STUDY ON CHARACTERIZATION METHOD OF PHASE-POINT SATURATION BASED ON THE CAPACITY DIMENSION

Abstract

In this study, the characterization method and evolution law of phase-point saturation based on the capacity dimension in fractal theory are studied to investigate the running-in process and state identification of a system. Tests of the running-in process under different working conditions were conducted on a ring-disc tribometer, and the friction signals were collected. The phase trajectories in different stages were then constructed and the fractal dimensions were calculated. The phase-point saturation parameter is proposed to reflect the degree of saturation of a phase space filled with phase points, and its reliability, noise-resistance, correlation with the fractal dimension, and effectiveness of the characterization of the running-in process were thoroughly investigated.

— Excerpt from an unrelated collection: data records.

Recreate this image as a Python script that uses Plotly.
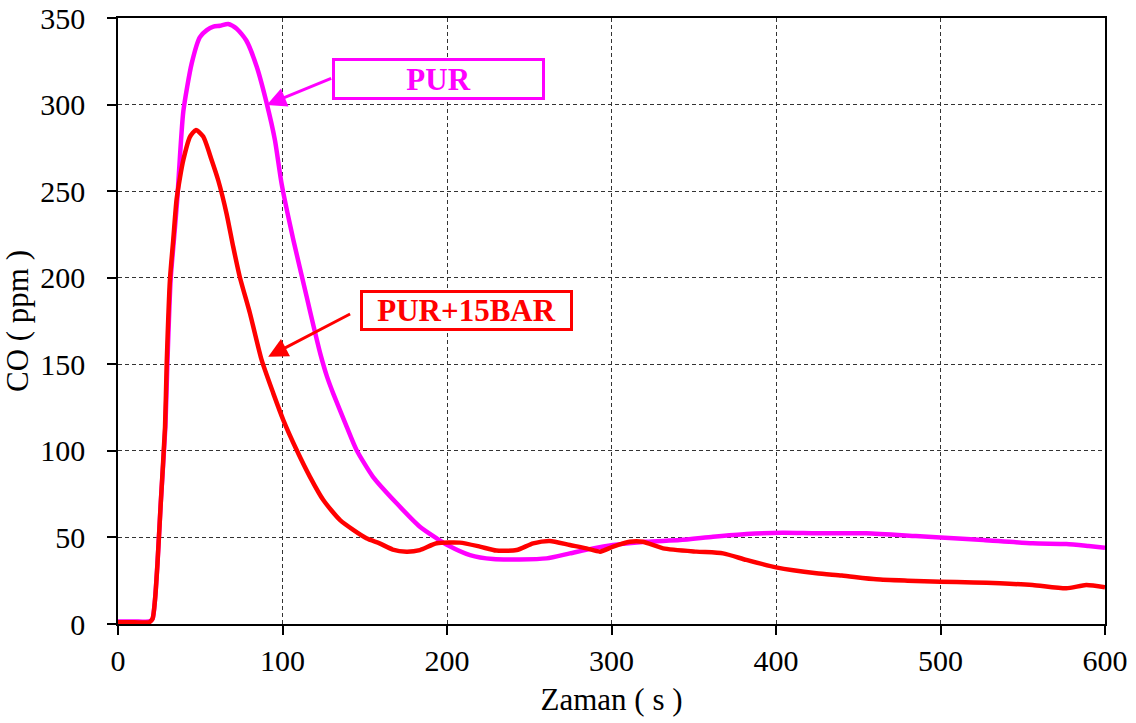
import plotly.graph_objects as go

# PUR (magenta)
pur_t = [0, 10, 19, 21, 22.5, 24, 26, 28.8, 30, 32, 34, 36, 39.7, 44.8, 49.8, 54, 58, 62, 67, 72, 78,
         84.3, 90.4, 95.4, 99.5, 106.6, 114.7, 119, 123, 127, 130.8, 139, 145, 155, 169.4, 183.5,
         193.7, 200.5, 214, 228, 244, 260.5, 274.7, 288.8, 301, 321, 341.5, 361.7, 382, 404, 424.6,
         455, 485, 500, 526, 556, 576.5, 590, 600]
pur_co = [1.5, 1.5, 1.5, 3, 14, 35, 70, 114, 150, 199, 222, 245, 296, 323.8, 339, 343, 345, 345.5,
          346.5, 344, 337, 322, 300.7, 279.5, 254, 221.8, 189, 171.5, 156, 143, 133.2, 114, 100.5,
          85, 69.7, 56.2, 49.5, 45.5, 39.8, 37.5, 37.3, 37.9, 40.8, 43.7, 45.6, 47.5, 48.5, 50.4, 52,
          52.7, 52.4, 52.4, 50.8, 50, 48.5, 46.6, 46.2, 45, 44]

# PUR+15BAR (red)
bar_t = [0, 10, 19, 21, 22.5, 24, 26, 28.6, 29.6, 31.6, 33.6, 35.6, 37.7, 39.7, 43.8, 47.4, 51.8,
         56.9, 61, 66, 70, 74, 80.2, 87.3, 94.4, 100.5, 108.6, 116.7, 124.8, 135, 151, 159, 167, 175.4,
         183.5, 193.7, 207.8, 220, 230, 242.3, 252.4, 262.5, 274.7, 284.8, 293, 301, 311, 319,
         331.4, 351.6, 367.8, 382, 400, 424.6, 440, 461, 480, 500, 520, 536, 556, 576.5, 588.6, 600]
bar_co = [1, 1, 1, 3, 14, 35, 70, 114, 150, 199, 222, 245, 258, 268, 281.5, 285.3, 281.5, 268, 256,
          237, 218, 200.6, 179.5, 152.5, 133.2, 117.8, 100.5, 85, 71.6, 60, 49.5, 46.6, 43, 41.8, 42.7,
          46.6, 47, 44.7, 42.4, 42.7, 46.6, 48, 45.6, 43.7, 41.8, 44.7, 47.5, 47.5, 43.7, 41.8, 40.8, 37,
          32.7, 29.3, 28, 25.8, 25, 24.4, 24, 23.5, 22.5, 20.6, 22.5, 21.2]

x_ticks = [0, 100, 200, 300, 400, 500, 600]
y_ticks = [0, 50, 100, 150, 200, 250, 300, 350]

FONT = "Times New Roman, Liberation Serif, serif"
MAG = "#FF00FF"
RED = "#FF0000"

fig = go.Figure()
fig.add_trace(go.Scatter(x=pur_t, y=pur_co, mode="lines", name="PUR",
                         line=dict(color=MAG, width=4.5, shape="spline", smoothing=0.6)))
fig.add_trace(go.Scatter(x=bar_t, y=bar_co, mode="lines", name="PUR+15BAR",
                         line=dict(color=RED, width=4.5, shape="spline", smoothing=0.6)))

axis_common = dict(
    showline=True, linecolor="black", linewidth=1.5, mirror=True,
    showgrid=True, gridcolor="#333333", gridwidth=1, griddash="4px,3px",
    zeroline=False, ticks="outside", ticklen=9, tickwidth=1.5, tickcolor="black",
    tickfont=dict(family=FONT, size=30, color="black"), automargin=False,
)

fig.update_xaxes(range=[0, 600], tickvals=x_ticks, ticklabelstandoff=0,
                 title=dict(text="Zaman ( s )", font=dict(family=FONT, size=31, color="black"),
                            standoff=13),
                 **axis_common)
fig.update_yaxes(range=[0, 350], tickvals=y_ticks, ticklabelstandoff=16,
                 title=dict(text="CO ( ppm )", font=dict(family=FONT, size=31, color="black"),
                            standoff=6),
                 **axis_common)

# arrows
fig.add_annotation(x=90.4, y=299.8, ax=130.5, ay=315.5, xref="x", yref="y", axref="x", ayref="y",
                   text="", showarrow=True, arrowhead=2, arrowsize=1.3, arrowwidth=3,
                   arrowcolor=MAG, standoff=0)
fig.add_annotation(x=91.3, y=154.4, ax=142, ay=179.5, xref="x", yref="y", axref="x", ayref="y",
                   text="", showarrow=True, arrowhead=2, arrowsize=1.3, arrowwidth=3,
                   arrowcolor=RED, standoff=0)
# boxes
fig.add_annotation(x=194.6, y=314.7, xref="x", yref="y", text="<b>PUR</b>", showarrow=False,
                   font=dict(family=FONT, size=31, color=MAG), bordercolor=MAG, borderwidth=3,
                   borderpad=0, bgcolor="white", width=207, height=36,
                   xanchor="center", yanchor="middle")
fig.add_annotation(x=211.9, y=181.2, xref="x", yref="y", text="<b>PUR+15BAR</b>", showarrow=False,
                   font=dict(family=FONT, size=31, color=RED), bordercolor=RED, borderwidth=3,
                   borderpad=0, bgcolor="white", width=207, height=35,
                   xanchor="center", yanchor="middle")

fig.update_layout(
    width=1136, height=723,
    margin=dict(l=118, r=31, t=18, b=99),
    paper_bgcolor="white", plot_bgcolor="white",
    showlegend=False,
)

fig.write_html("out.html", config={"displayModeBar": False},
               post_script="document.body.style.margin='0';")
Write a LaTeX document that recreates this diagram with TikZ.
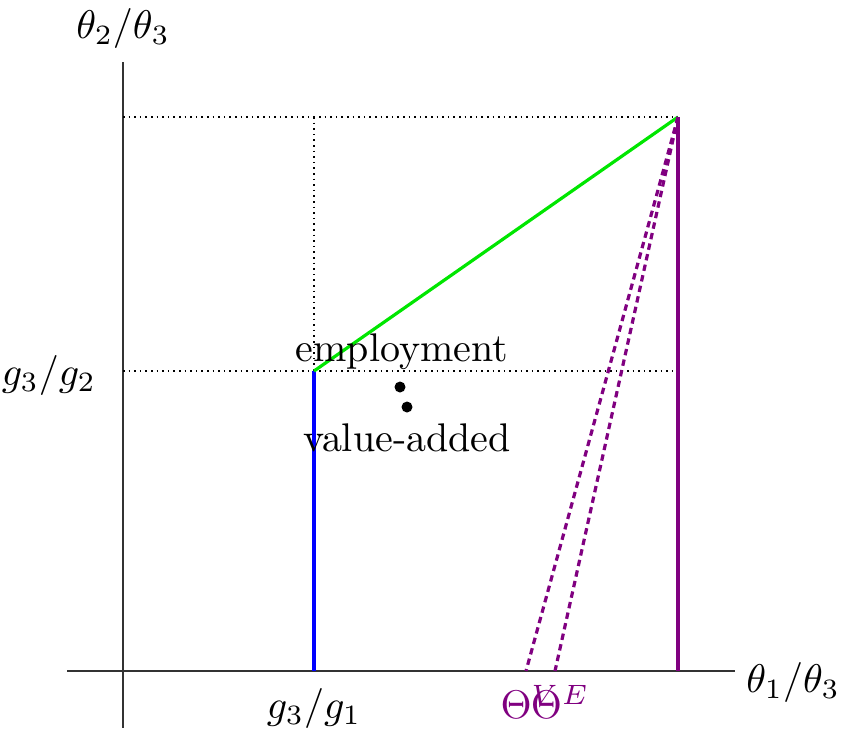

The results demonstrate that the proposed phase-point saturation parameter is reliable and resistant to noise and can be used to identify changes in the system state. Furthermore, there is a negative correlation between the phase-point saturation parameter and the fractal dimension, and the phase-point saturation parameter can effectively characterize the state characteristics and describe the running-in process. During the running-in process, the phase-point saturation changes from high to low and tends to be stable when it reaches the running-in state. When entering the stable wear stage, the value of the parameter is maintained near the minimum, it fluctuates little as compared with the correlation dimension, and it exhibits good stability. Therefore, the proposed phase-point saturation parameter has important theoretical significance and application value for the quantitative characterization of the running-in process and state identification.